SOLENOID VALVES-ALL YOU NEED TO KNOW

SOLENOID VALVES-ALL YOU NEED TO KNOW

solenoid valve is an on/off electromechanically operated valve which consists of an electromagnetic actuator (solenoid) and a valve body. The solenoid-plunger assembly is the valve actuator responsible for opening and closing the valve. This actuator can be arranged in such a way that the plunger action can either open or close only. There is no intermediate, or in-between position, so there is no way for a solenoid to throttle flow. The valve body consists of the pressure containing parts in-contact with the process fluid.

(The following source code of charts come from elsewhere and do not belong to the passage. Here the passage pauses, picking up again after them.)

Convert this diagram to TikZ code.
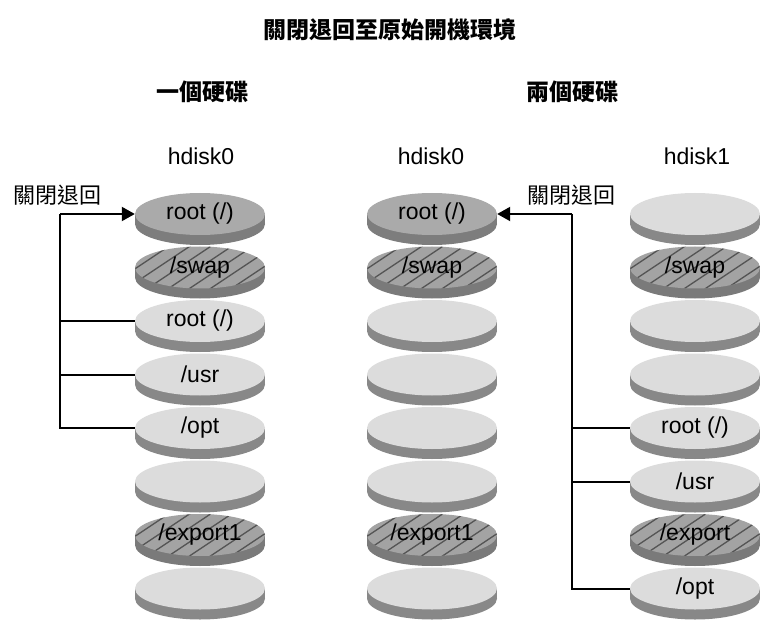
\documentclass[tikz,border=0pt]{standalone}
\usepackage{fontspec}
\setmainfont{Liberation Sans}
\newfontfamily\cjk{Noto Sans CJK TC}
\usetikzlibrary{shapes.geometric,arrows.meta}
\definecolor{lightface}{RGB}{220,220,220}
\definecolor{lightside}{RGB}{136,136,136}
\definecolor{darkface}{RGB}{170,170,170}
\definecolor{darkside}{RGB}{125,125,125}
\definecolor{hatchface}{RGB}{163,163,163}
\definecolor{hatchside}{RGB}{122,122,122}
\definecolor{hatchline}{RGB}{85,85,85}
\tikzset{
  diskface/.style={ellipse, minimum width=130pt, minimum height=42pt, inner sep=0pt,
    font=\fontsize{23}{27}\selectfont},
  lightfc/.style={diskface, fill=lightface},
  darkfc/.style={diskface, fill=darkface},
  hatchfc/.style={diskface, fill=hatchface,
    path picture={\foreach \i in {-5,...,5}
      \draw[hatchline, line width=1.3pt] ([xshift=\i*21pt]path picture bounding box.center) ++(-45pt,-30pt) -- ++(90pt,60pt);}},
  lightsd/.style={fill=lightside},
  darksd/.style={fill=darkside},
  hatchsd/.style={fill=hatchside},
  conn/.style={line width=2pt},
  arr/.style={line width=2pt, -{Triangle[length=13pt,width=14pt]}},
  cjklabel/.style={font=\cjk\fontsize{22}{26}\selectfont, inner sep=0pt},
  head/.style={font=\cjk\bfseries\fontsize{23}{27}\selectfont, inner sep=0pt},
  hd/.style={font=\fontsize{23}{27}\selectfont, inner sep=0pt}
}
\newcommand\mydisk[5]{%
  \fill[#4sd] (#2-65,#3) rectangle (#2+65,#3+10);
  \fill[#4sd] (#2,#3+10) ellipse [x radius=65pt, y radius=21pt];
  \node[#4fc] (#1) at (#2,#3) {#5};
}
\begin{document}
\begin{tikzpicture}[x=1pt,y=-1pt]
\useasboundingbox (0,0) rectangle (760,620);

\node[head] (title) at (390,30) {關閉退回至原始開機環境};
\node[head] (one) at (202,92) {一個硬碟};
\node[head] (two) at (572,92) {兩個硬碟};
\node[hd] (h1) at (201,156) {hdisk0};
\node[hd] (h2) at (431,156) {hdisk0};
\node[hd] (h3) at (697,156) {hdisk1};

% column 1
\mydisk{a1}{200}{214}{dark}{root (/)}
\mydisk{b1}{200}{267.5}{hatch}{/swap}
\mydisk{c1}{200}{321}{light}{root (/)}
\mydisk{d1}{200}{374.5}{light}{/usr}
\mydisk{e1}{200}{428}{light}{/opt}
\mydisk{f1}{200}{481.5}{light}{}
\mydisk{g1}{200}{535}{hatch}{/export1}
\mydisk{h1d}{200}{588.5}{light}{}

% column 2
\mydisk{a2}{432}{214}{dark}{root (/)}
\mydisk{b2}{432}{267.5}{hatch}{/swap}
\mydisk{c2}{432}{321}{light}{}
\mydisk{d2}{432}{374.5}{light}{}
\mydisk{e2}{432}{428}{light}{}
\mydisk{f2}{432}{481.5}{light}{}
\mydisk{g2}{432}{535}{hatch}{/export1}
\mydisk{h2d}{432}{588.5}{light}{}

% column 3
\mydisk{a3}{695}{214}{light}{}
\mydisk{b3}{695}{267.5}{hatch}{/swap}
\mydisk{c3}{695}{321}{light}{}
\mydisk{d3}{695}{374.5}{light}{}
\mydisk{e3}{695}{428}{light}{root (/)}
\mydisk{f3}{695}{481.5}{light}{/usr}
\mydisk{g3}{695}{535}{hatch}{/export}
\mydisk{h3d}{695}{588.5}{light}{/opt}

% fallback labels
\node[cjklabel] (fb1) at (57.5,195) {關閉退回};
\node[cjklabel] (fb2) at (571,195) {關閉退回};

% connectors column 1
\coordinate (L1) at (60,214);
\draw[arr] (L1) -- (a1.west);
\draw[conn] (L1) -- (L1 |- e1.west) -- (e1.west);
\draw[conn] (L1 |- c1.west) -- (c1.west);
\draw[conn] (L1 |- d1.west) -- (d1.west);

% connectors column 3
\coordinate (L3) at (572,214);
\draw[arr] (L3) -- (a2.east);
\draw[conn] (L3) -- (L3 |- h3d.west) -- (h3d.west);
\draw[conn] (L3 |- e3.west) -- (e3.west);
\draw[conn] (L3 |- f3.west) -- (f3.west);
\end{tikzpicture}
\end{document}
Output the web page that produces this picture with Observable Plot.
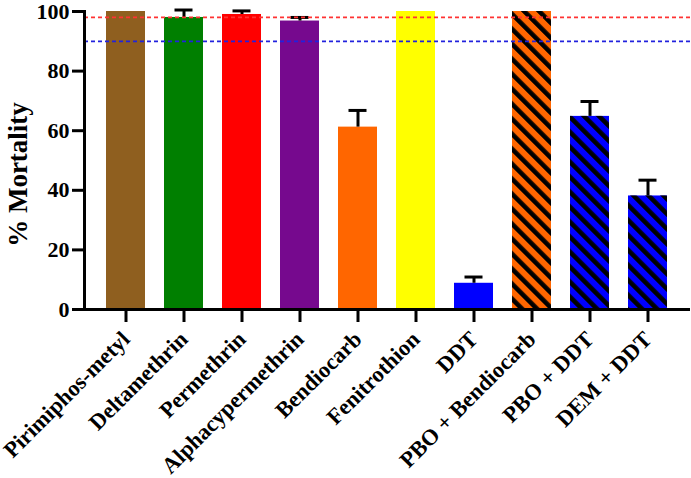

The solenoid converts electrical energy into a mechanical pull/push action. This consists of a coil of wire tightly wrapped around an iron core, and a ferromagnetic plug or plunger. Components vary depending on the design. As an electrical current passes through the coil, a magnetic field is generated. The magnetic field lines can be imagined as a series of circles with the direction of its current axis. In the case of a flowing current along a looped coil, the circles combine forming the magnetic field 

Different technologies of solenoid valves

There are 3 main different technologies; Direct acting, In-direct acting and Forced-lift piston type.

 




  • Direct-acting valves require no differential pressure to remain in their rest state and in the NC version, they will only allow flow once energized. These valves are very robust and can be used in a process line for simple isolation purposes of for safety purposes. The can also be used on the outlet to a tank where sometimes pressure can get very low but the valve needs to remain open.
  • In-direct acting valves require a pressure differential across the inlet and outlet to allow them to stay in their rest state. For example if a valve was normally open and there was not a large enough pressure differential, the valve could be intermittent and possibly close if inlet pressure dropped too low. These valves should only be used if pressure levels are within the parameters specified in the datasheet and IOM instructions.
  • Forced-lift valves are used in high pressure applications where neither of the above valve types can deal with the higher pressure processes such as 40 Bar plus. This valve uses a much bigger and higher power coil to open or close and the seat of the valve is directly connected to the bottom of the piston/plunger assembly eliminating the need for a diaphragm.

Solenoid Valve Components

  • Coil

The coil is one of the main parts of the solenoid which consists of an insulated copper wire wound tightly around a core tube. As described earlier, a magnetic field is generated when current is applied.

  • Core

The core, also referred to as the armature or plunger, is the moving part of a solenoid. This is a soft magnetic metal; soft, meaning a ferromagnetic metal that can easily be magnetized and demagnetized at low magnetic fields. When the coil is energized generating a magnetic field, the core is attracted which opens or closes the valve.

  • Core Spring

The core spring returns the core to its original position when the magnetic field is removed. The core spring design and configuration in the solenoid assembly varies depending on the valve operation. In some designs, such as the latching type solenoid valves, it does not use springs to create a return action.

  •  Fixed core

This is installed at the closed end of the core tube which also improves the magnetic flux. The material is also a soft magnetic metal.

  • Diaphragm

The diaphragm is a flexible material that isolates the solenoid assembly from the fluid. The diaphragm is designed to contain the pressure of the fluid.

 




  •  Stem

The stem is part of the valve where the core or plunger is attached. As the core is attracted by the coil, the stem moves along with it actuating the valve.

  • Disc

The disc blocks the flow of fluid when the valve is closed. In some solenoid valve designs, diaphragms, bellows or pinch devices are used instead of a disc to block fluid flow. Depending on the application, the disc is usually made of corrosion and erosion resistant materials such as PTFE or stainless steel.

  • Core Tube

The core tube is where the coil is wound. This also acts as a soft magnetic core which improves the magnetic flux generated by the coil.

  •  Seat

The seat is the orifice that presses against the disc when closing the valve. Like the disc, the seat may not be present depending on the valve design. The seat is also made of corrosion and erosion resistant material. Once the seat or disc is damaged, the valve will become passing and unable to stop flow.

  • Seal

The seal, like the diaphragm, isolates the solenoid assembly and the external environment from the fluid. Depending on the application and the process fluid, there is a variety of seal materials available such as PTFE, FKM, NBR and EPDM.

  • Bonnet

The valve bonnet seats at the top of the valve body. The core tube and stem extend through the bonnet and into the valve.

  • Body

The body is the main part of the valve which holds the diaphragm, disc, seat and the inlet and outlet ports.

  • Bleed Orifice

For indirect or semi-direct acting solenoid valves, a bleed orifice is installed on the diaphragm. Some valve designs use an equalizing hole. The bleed orifice enables the valve to use the line pressure to open or close the valve.

  •  Pilot Channel

For indirect acting solenoid valves, a pilot channel is included into the valve body. This is where fluid flows from the top of the diaphragm and into the downstream side of the valve.